A central bank digital currency is similar to a stablecoin—they are both digital assets that are pegged to a sovereign currency like the U.S. dollar. However, instead of being issued by private companies on decentralized networks like stablecoins are, CBDCs are issued and managed by their respective governments or central banks.
The Fed has repeatedly said that the U.S. central bank will not release a retail CBDC without written approval from Congress. And the Fed reprised that message in its blog post on Friday, adding the executive branch would also have to be on board.
Though the Federal Reserve Bank of San Francisco posted a job opening seeking CBDC designers and developers in February, the Fed also reaffirmed it “has made no decision on issuing a central bank digital currency.”
Kennedy’s concerns align with those of Florida Governor Ron DeSantis, who railed against the notion of a CBDC in the Sunshine State last month. He speculated the technology could be used to curtail firearm purchases or limit gasoline sales as he introduced a ban on CBDCs—from any country—to the state’s legislature.
The technology has been condemned as antithetical to crypto’s founding principles by comparatively liberal voices as well, such as NSA consultant turned whistleblower Edward Snowden, who dubbed CBDCs “a cryptofascist currency” back in 2021.
Other Republican lawmakers raised notable concerns about CBDCs prior to DeSantis, including Republican House Majority Whip Tom Emmer and South Dakota Governor Kristi Noem, who took issue with amendments to the state’s Uniform Commercial Code (UCC).

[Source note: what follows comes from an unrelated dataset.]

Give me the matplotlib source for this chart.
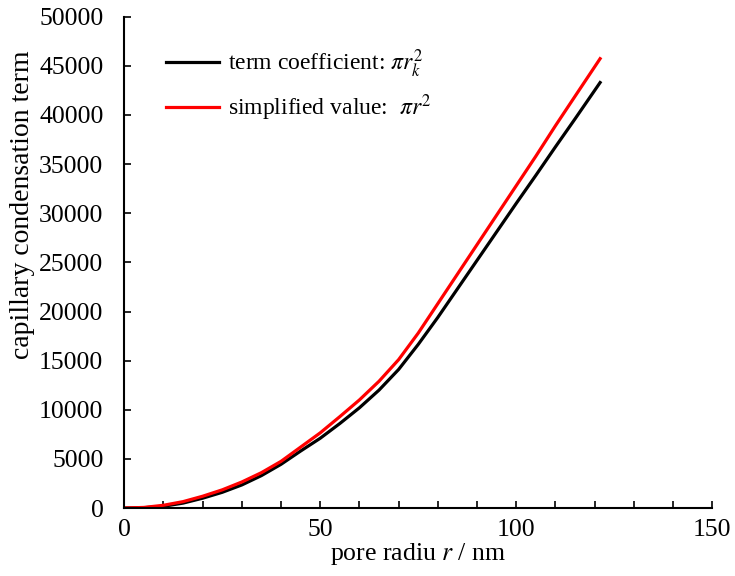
import numpy as np
import matplotlib.pyplot as plt
from matplotlib.ticker import MultipleLocator

plt.rcParams['font.family'] = ['Liberation Serif', 'Noto Sans CJK SC']
plt.rcParams['mathtext.fontset'] = 'stix'

# values
r_red = [0, 5, 10, 15, 20, 25, 30, 35, 40, 45, 50, 55, 60, 65, 70, 75, 80, 85, 90, 95, 100, 105, 110, 115, 121.4]
y_red = [0, 60, 280, 650, 1200, 1850, 2650, 3600, 4750, 6200, 7650, 9300, 11000, 12900, 15100, 17800, 20800, 23800, 26800, 29800, 32800, 35800, 38900, 41900, 45730]

r_black = [0, 5, 10, 15, 20, 25, 30, 35, 40, 45, 50, 55, 60, 65, 70, 75, 80, 85, 90, 95, 100, 105, 110, 115, 121.4]
y_black = [0, 30, 180, 500, 1000, 1600, 2350, 3300, 4450, 5800, 7100, 8600, 10200, 12000, 14100, 16650, 19400, 22300, 25200, 28100, 31000, 33850, 36750, 39600, 43300]

fig = plt.figure(figsize=(7.35, 5.76), dpi=100)
ax = fig.add_axes([0.169, 0.118, 0.800, 0.853])

ax.plot(r_black, y_black, color='black', lw=2.3, label=r'term coefficient: $\pi r_k^2$')
ax.plot(r_red, y_red, color='#ff0000', lw=2.3, label=r'simplified value:  $\pi r^2$')

ax.set_xlim(0, 150)
ax.set_ylim(0, 50000)
ax.xaxis.set_major_locator(MultipleLocator(50))
ax.xaxis.set_minor_locator(MultipleLocator(10))
ax.yaxis.set_major_locator(MultipleLocator(5000))
ax.tick_params(which='both', direction='in', length=5, width=1.2, labelsize=18.5)
ax.tick_params(axis='x', pad=8)
ax.tick_params(axis='y', pad=15)
ax.spines['top'].set_visible(False)
ax.spines['right'].set_visible(False)
ax.spines['left'].set_linewidth(1.5)
ax.spines['bottom'].set_linewidth(1.5)

ax.set_xlabel(r'pore radiu $r$ / nm', fontsize=18.5, labelpad=0)
ax.set_ylabel('capillary condensation term', fontsize=20)
ax.yaxis.set_label_coords(-0.152, 0.617)

ax.legend(loc='upper left', bbox_to_anchor=(0.055, 0.957), frameon=False,
          fontsize=17, handlelength=2.25, handletextpad=0.38, labelspacing=0.55,
          borderaxespad=0)

fig.savefig('out.png', dpi=100)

UCC is a set of state-level business laws that provide default rules for structuring certain transactions, such as the sale of goods or lending arrangements. Noem claimed an amendment would exclude cryptocurrencies like Bitcoin from being defined as money while granting CBDCs the same status as the greenback.

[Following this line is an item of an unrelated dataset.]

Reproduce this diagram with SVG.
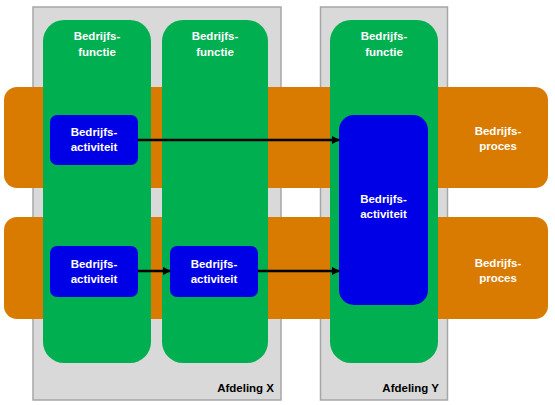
<svg xmlns="http://www.w3.org/2000/svg" width="555" height="405" viewBox="0 0 555 405">
<defs>
<style>
.dept{fill:#d9d9d9;stroke:#a6a6a6;stroke-width:1.5}
.proc{fill:#d97b00}
.func{fill:#00b050}
.act{fill:#0000e6}
.t{font-family:"Liberation Sans",Arial,sans-serif;font-weight:bold;font-size:11.5px;fill:#ffffff;text-anchor:middle}
.lbl{font-family:"Liberation Sans",Arial,sans-serif;font-weight:bold;font-size:11.5px;fill:#000000;text-anchor:end}
.conn{stroke:#000000;stroke-width:2.5;fill:none;marker-end:url(#ah)}
</style>
<marker id="ah" markerWidth="9" markerHeight="9" refX="7" refY="4.5" orient="auto" markerUnits="userSpaceOnUse">
<path d="M0,0.5 L8,4.5 L0,8.5 Z" fill="#000000"/>
</marker>
</defs>
<g id="afdeling-x"><rect class="dept" x="33" y="7" width="248" height="393"/><text class="lbl" x="274" y="392">Afdeling X</text></g>
<g id="afdeling-y"><rect class="dept" x="320.5" y="7" width="127" height="393"/><text class="lbl" x="439" y="392">Afdeling Y</text></g>
<g id="proces-1"><rect class="proc" x="4" y="87" width="544" height="101" rx="13"/><text class="t" x="498" y="135">Bedrijfs-</text><text class="t" x="498" y="150">proces</text></g>
<g id="proces-2"><rect class="proc" x="4" y="217" width="544" height="102" rx="13"/><text class="t" x="498" y="267">Bedrijfs-</text><text class="t" x="498" y="282">proces</text></g>
<g id="functie-1"><rect class="func" x="43" y="20" width="108" height="343" rx="21"/><text class="t" x="97" y="40">Bedrijfs-</text><text class="t" x="97" y="55.5">functie</text></g>
<g id="functie-2"><rect class="func" x="162" y="20" width="106" height="343" rx="21"/><text class="t" x="215" y="40">Bedrijfs-</text><text class="t" x="215" y="55.5">functie</text></g>
<g id="functie-3"><rect class="func" x="330" y="20" width="108" height="343" rx="21"/><text class="t" x="384" y="40">Bedrijfs-</text><text class="t" x="384" y="55.5">functie</text></g>
<g id="activiteit-1"><rect class="act" x="50" y="115" width="88" height="50" rx="7"/><text class="t" x="94" y="136">Bedrijfs-</text><text class="t" x="94" y="151">activiteit</text></g>
<g id="activiteit-2"><rect class="act" x="50" y="246" width="88" height="51" rx="7"/><text class="t" x="94" y="267.5">Bedrijfs-</text><text class="t" x="94" y="282.5">activiteit</text></g>
<g id="activiteit-3"><rect class="act" x="170" y="246" width="88" height="51" rx="7"/><text class="t" x="214" y="267.5">Bedrijfs-</text><text class="t" x="214" y="282.5">activiteit</text></g>
<g id="activiteit-4"><rect class="act" x="339" y="115" width="89" height="190" rx="15"/><text class="t" x="383.5" y="203">Bedrijfs-</text><text class="t" x="383.5" y="218">activiteit</text></g>
<g id="connectors">
<line class="conn" x1="138" y1="140" x2="339" y2="140"/>
<line class="conn" x1="138" y1="271" x2="170" y2="271"/>
<line class="conn" x1="258" y1="271" x2="339" y2="271"/>
</g>
</svg>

Along similar lines, Kennedy’s Twitter post claimed that FedNow was the first step to “banning and seizing Bitcoin,” while DeSantis’ anti-CBDC legislation prohibited the technology from being considered money with Florida's Uniform Commercial Code.
But, as a set of laws that govern commercial transactions that may happen across state lines, changes to the UCC don’t have as clear of a tie-in to CBDC as politicians may appear to think, Carla Reyes, an Assistant Professor at the Southern Methodist University Dedman School of Law told Decrypt.

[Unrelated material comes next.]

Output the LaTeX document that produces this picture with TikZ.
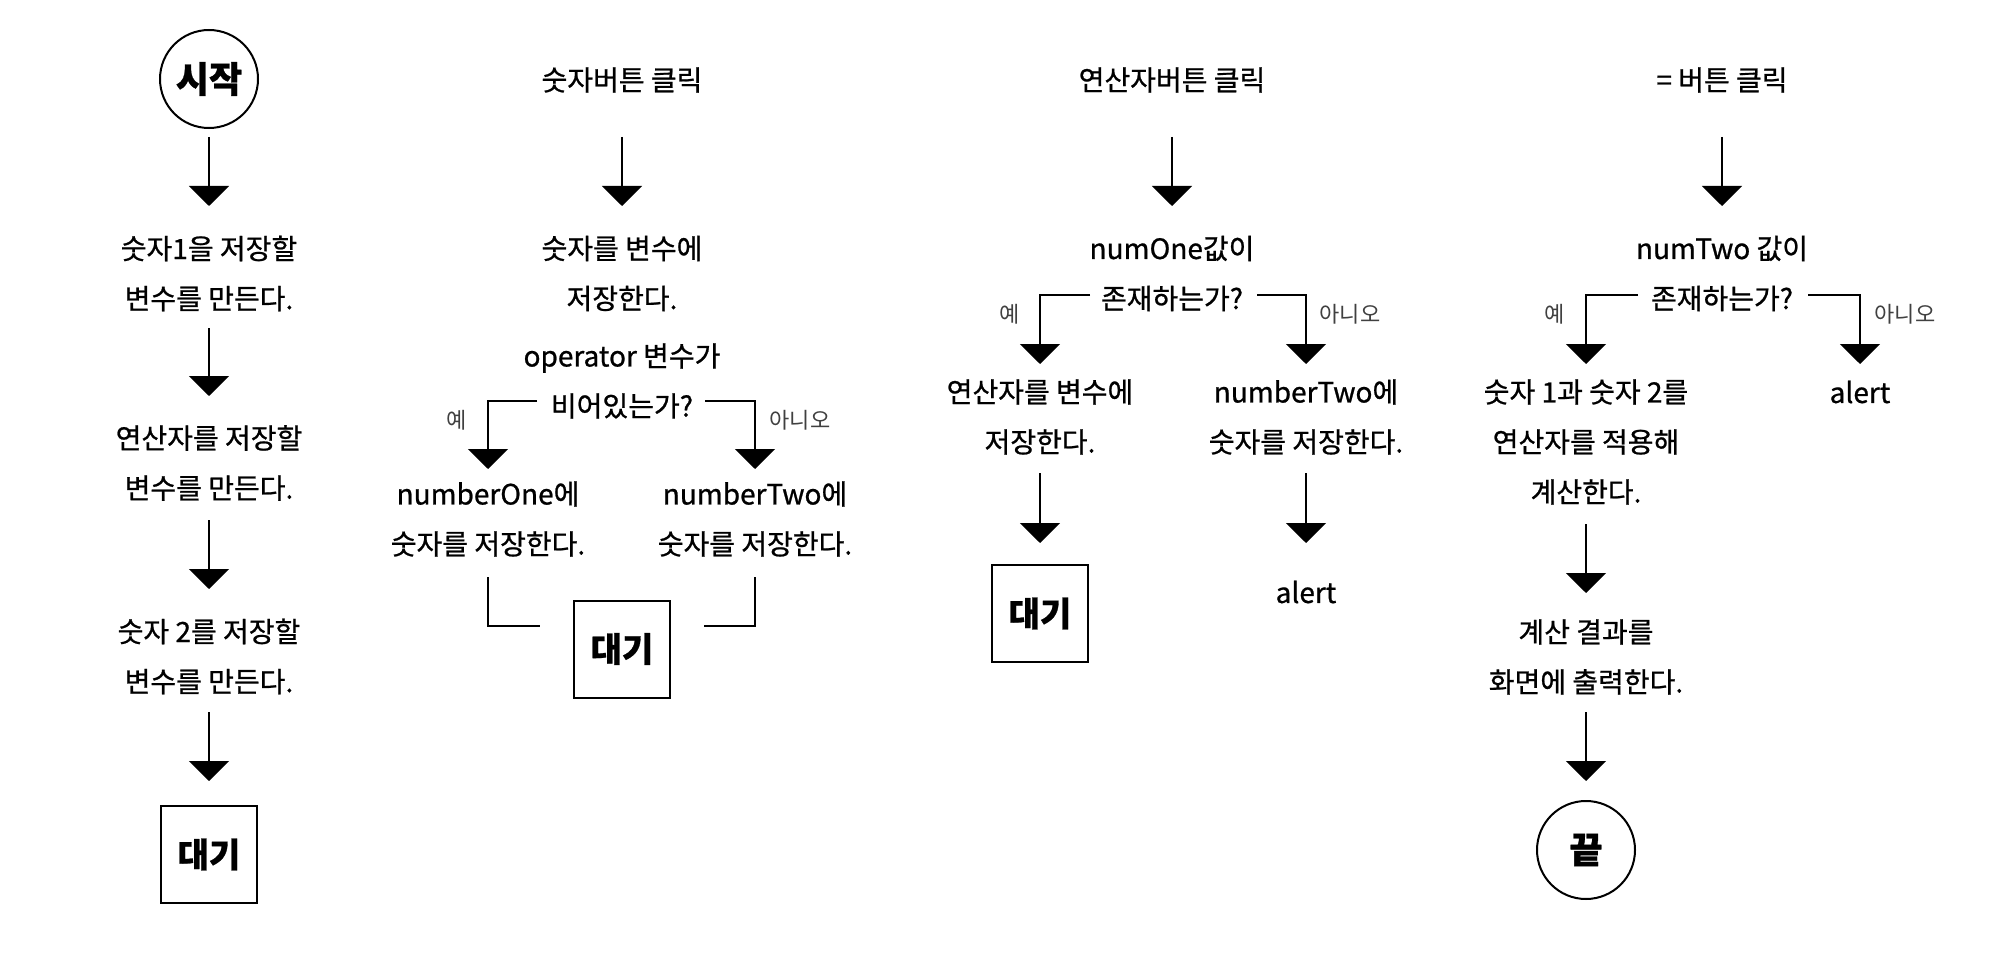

“In my view, a lot of the connection between CBDCs and the UCC in the political discourse is mistaken or reflects a misunderstanding of the role of the UCC as private law,” she said. “All the claims about, ‘the change to the definition bans Bitcoin and other cryptocurrencies,’ that's not a thing.”
Reyes said that the UCC does not have the ability to ban anything as private law and that the amendments are there to make a distinction between cryptocurrencies and sovereign-backed money without making a value judgment of one over the other.
“It is not the role of the UCC to pick winners or losers in technology or in mediums of exchange,” she said. “It just provides rules so that people who enter into voluntary transactions using whatever they want [...] know what rules to expect to apply to their transactions.”
Touching on DeSantis’s proposed legislation, banning CBDCs from Florida’s UCC wouldn’t actually prevent people from using the technology but rather make CBDCs subject to common law rules, which courts in Florida have applied to digital currencies in the past already, Reyes said.
“I'm not really sure what the goal of including a ban in the UCC would be because it would not do what they think it does,” she said. “As far as I understand what they're trying to do, which is make it so no one could use it, that's not what would happen.”